Actually, the game was reasonably civilised, and there wasn’t much that was ‘ugly’ about United’s performance. It even bordered on sleek, at times, and their win was a matter of course. Van Persie’s established track record against Liverpool – six goals in the last seven appearances now – was always going to weigh heavily on proceedings. And once he drew first blood, United’s record as the only team not to drop any points from a winning position at home this season was not to be overturned.
The Arsenal v City encounter, by contrast, at least had the outward appearance of meeting the expectations for incredible savagery it’s recently become famed for – with Mike Dean showing little to no leniency. Straight red cards for Laurent Koscielny and Vincent Kompany made it six reds in so many meetings, along with six other bookings (two for Arsenal, four for City). Kompany’s sending off, for a supposed reckless lunge at Jack Wilshere with two feet off the ground, seemed especially unjustified, and an Independent Regulatory Commission has since overruled it and upheld the appeal City lodged on Monday.

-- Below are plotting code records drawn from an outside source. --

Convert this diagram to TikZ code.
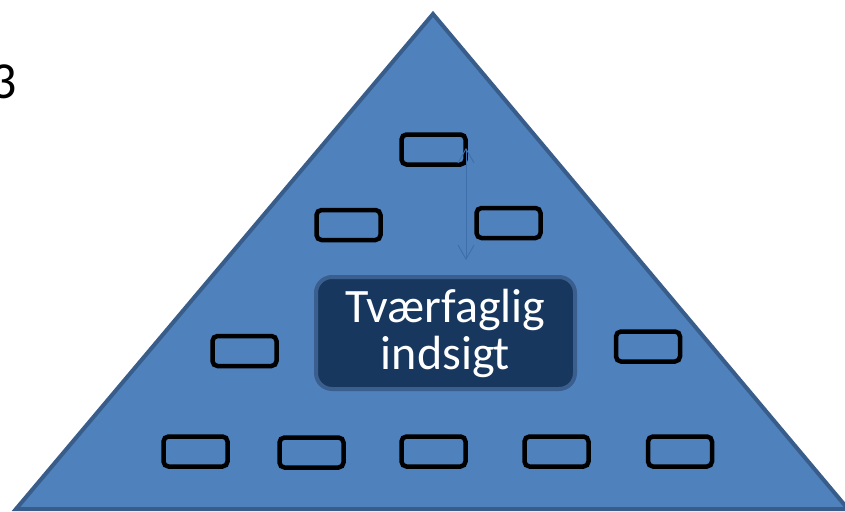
\documentclass[tikz,border=0pt]{standalone}
\usepackage{fontspec}
\setmainfont{Carlito}
\usetikzlibrary{arrows.meta}
\definecolor{trifill}{HTML}{4F81BD}
\definecolor{triedge}{HTML}{385D8A}
\definecolor{boxfill}{HTML}{17375E}
\definecolor{boxedge}{HTML}{3A5F8E}
\definecolor{arrowcol}{HTML}{3F6FAA}
\tikzset{
  smallbox/.style={draw=black, line width=4.5pt, rounded corners=5pt, minimum width=64pt, minimum height=30pt, inner sep=0pt},
  centerbox/.style={draw=boxedge, fill=boxfill, line width=4pt, rounded corners=16pt, minimum width=259pt, minimum height=112pt, inner sep=0pt, text=white, align=center, font=\fontsize{48pt}{47pt}\selectfont},
  connector/.style={draw=arrowcol, line width=0.9pt, {Straight Barb[length=14pt,width=16pt]}-{Straight Barb[length=14pt,width=16pt]}}
}
\begin{document}
\begin{tikzpicture}[x=1pt,y=-1pt]
\useasboundingbox (0,0) rectangle (845,511);
\fill[white] (0,0) rectangle (845,511);
\node[anchor=base west, inner sep=0pt, font=\fontsize{52pt}{60pt}\selectfont] (num) at (-10,98) {3};
\draw[triedge, fill=trifill, line width=4pt, line join=miter] (433,14) -- (848,509) -- (16,509) -- cycle;
\node[smallbox] (b1) at (433.5,149.5) {};
\node[smallbox] (b2) at (348.5,225) {};
\node[smallbox] (b3) at (508.5,223) {};
\node[smallbox] (b4) at (244.5,351) {};
\node[smallbox] (b5) at (648,346.5) {};
\node[smallbox] (b6) at (195.5,451.5) {};
\node[smallbox] (b7) at (311.5,452.5) {};
\node[smallbox] (b8) at (433.5,451.5) {};
\node[smallbox] (b9) at (556.5,451.5) {};
\node[smallbox] (b10) at (680,451.5) {};
\node[centerbox] (c) at (445.5,333) {Tværfaglig\\indsigt};
\coordinate (a1) at (466,148);
\coordinate (a2) at (466,260);
\draw[connector] (a1) -- (a2);
\end{tikzpicture}
\end{document}
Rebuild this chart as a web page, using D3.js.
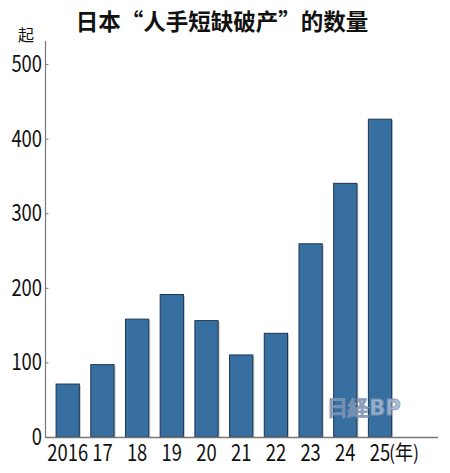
<!DOCTYPE html>
<html><head><meta charset="utf-8">
<script src="https://cdn.jsdelivr.net/npm/d3@7"></script>
<style>
html,body{margin:0;padding:0;background:#fff;}
svg{display:block;}
.num{font-family:"Noto Sans CJK SC","Noto Sans",sans-serif;font-size:23px;fill:#111;}
</style></head>
<body>
<svg id="chart" width="450" height="473"></svg>
<script>
const years = ["2016","17","18","19","20","21","22","23","24","25"];
const counts = [71, 97, 158, 191, 156, 110, 139, 259, 340, 426];
const yTicks = [0, 100, 200, 300, 400, 500];
const title = "日本“人手短缺破产”的数量";
const unitLabel = "起";
const yearSuffix = "(年)";
const watermark = "日経BP";

const svg = d3.select("#chart");
const x = d3.scaleBand().domain(years).range([50.35, 397.35]).paddingInner(0.33).paddingOuter(0.165);
const y = d3.scaleLinear().domain([0, 500]).range([437, 64]);
const SX = 0.8;

// title
svg.append("text").attr("x", 222).attr("y", 30).attr("text-anchor", "middle")
  .style("font-family", "'Noto Sans CJK SC',sans-serif").style("font-weight", "bold")
  .style("font-size", "22.5px").attr("fill", "#111").text(title);

// unit
svg.append("text").attr("x", 26).attr("y", 41).attr("text-anchor", "middle")
  .style("font-family", "'Noto Sans CJK SC',sans-serif").style("font-size", "16px")
  .attr("fill", "#111").text(unitLabel);

// bars shadow
svg.append("g").selectAll("rect").data(years).join("rect")
  .attr("x", d => x(d) + 1.5).attr("y", (d, i) => y(counts[i]) + 1)
  .attr("width", x.bandwidth()).attr("height", (d, i) => y(0) - y(counts[i]) - 1)
  .attr("fill", "#c8c8c8");

// bars
svg.append("g").selectAll("rect").data(years).join("rect")
  .attr("x", d => x(d)).attr("y", (d, i) => y(counts[i]))
  .attr("width", x.bandwidth()).attr("height", (d, i) => y(0) - y(counts[i]))
  .attr("fill", "#376fa0").attr("stroke", "#1d3553").attr("stroke-width", 1);

// watermark
svg.append("text").attr("x", 364).attr("y", 415).attr("text-anchor", "middle")
  .style("font-family", "'DejaVu Sans',sans-serif").style("font-weight", "bold")
  .style("font-size", "21px").attr("fill", "#a3b6d2").attr("stroke", "#7f93b5")
  .attr("stroke-width", 0.8).attr("opacity", 0.9).text(watermark);

// y axis
const yAxis = d3.axisRight(y).tickValues(yTicks).tickSize(3).tickFormat("");
const gy = svg.append("g").attr("transform", "translate(45.5,0)").call(yAxis);
gy.select(".domain").remove();
gy.selectAll(".tick line").attr("stroke", "#777");
svg.append("line").attr("x1", 45.5).attr("x2", 45.5).attr("y1", 41).attr("y2", 437.5)
  .attr("stroke", "#777").attr("stroke-width", 1.2);
svg.append("g").selectAll("text").data(yTicks).join("text")
  .attr("class", "num").attr("text-anchor", "end")
  .attr("transform", d => `translate(42,${y(d) + 8}) scale(${SX},1)`)
  .text(d => d);

// x axis
const xAxis = d3.axisBottom(x).tickSize(0).tickFormat("");
const gx = svg.append("g").attr("transform", "translate(0,437.5)").call(xAxis);
gx.select(".domain").remove();
svg.append("line").attr("x1", 45).attr("x2", 438).attr("y1", 437.5).attr("y2", 437.5)
  .attr("stroke", "#777").attr("stroke-width", 1.5);
svg.append("g").selectAll("text").data(years).join("text")
  .attr("class", "num").attr("text-anchor", "middle")
  .attr("transform", d => `translate(${x(d) + x.bandwidth() / 2},461) scale(${SX},1)`)
  .text(d => d);
svg.append("text").attr("transform", `translate(389,460) scale(0.9,1)`)
  .style("font-family", "'Noto Sans CJK SC',sans-serif").style("font-size", "20px")
  .attr("fill", "#111").text(yearSuffix);
</script>
</body></html>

They were right to appeal it, but Koscielny would not have had the same vindication if he had decided to formally contest his own sending off for rugby tackling Edin Džeko in the box. It’s hard to imagine what the French defender was thinking at the time, but it had all the hallmarks of being one man’s very warped take on an instruction to defend his club’s home record against City at all costs. It had been five games since Arsenal had conceded so much as a goal to City at home, and City hadn’t won away to Arsenal since 1975.
That’s all over with now. City will go into Saturday’s game against Fulham in the Etihad with Kompany available and feeling very righteous, while Arsenal attempt to grind out a result against Chelsea at ‘The Bridge’ on Sunday. Not an ‘easy’ place to travel to, but it’s getting easier all the time.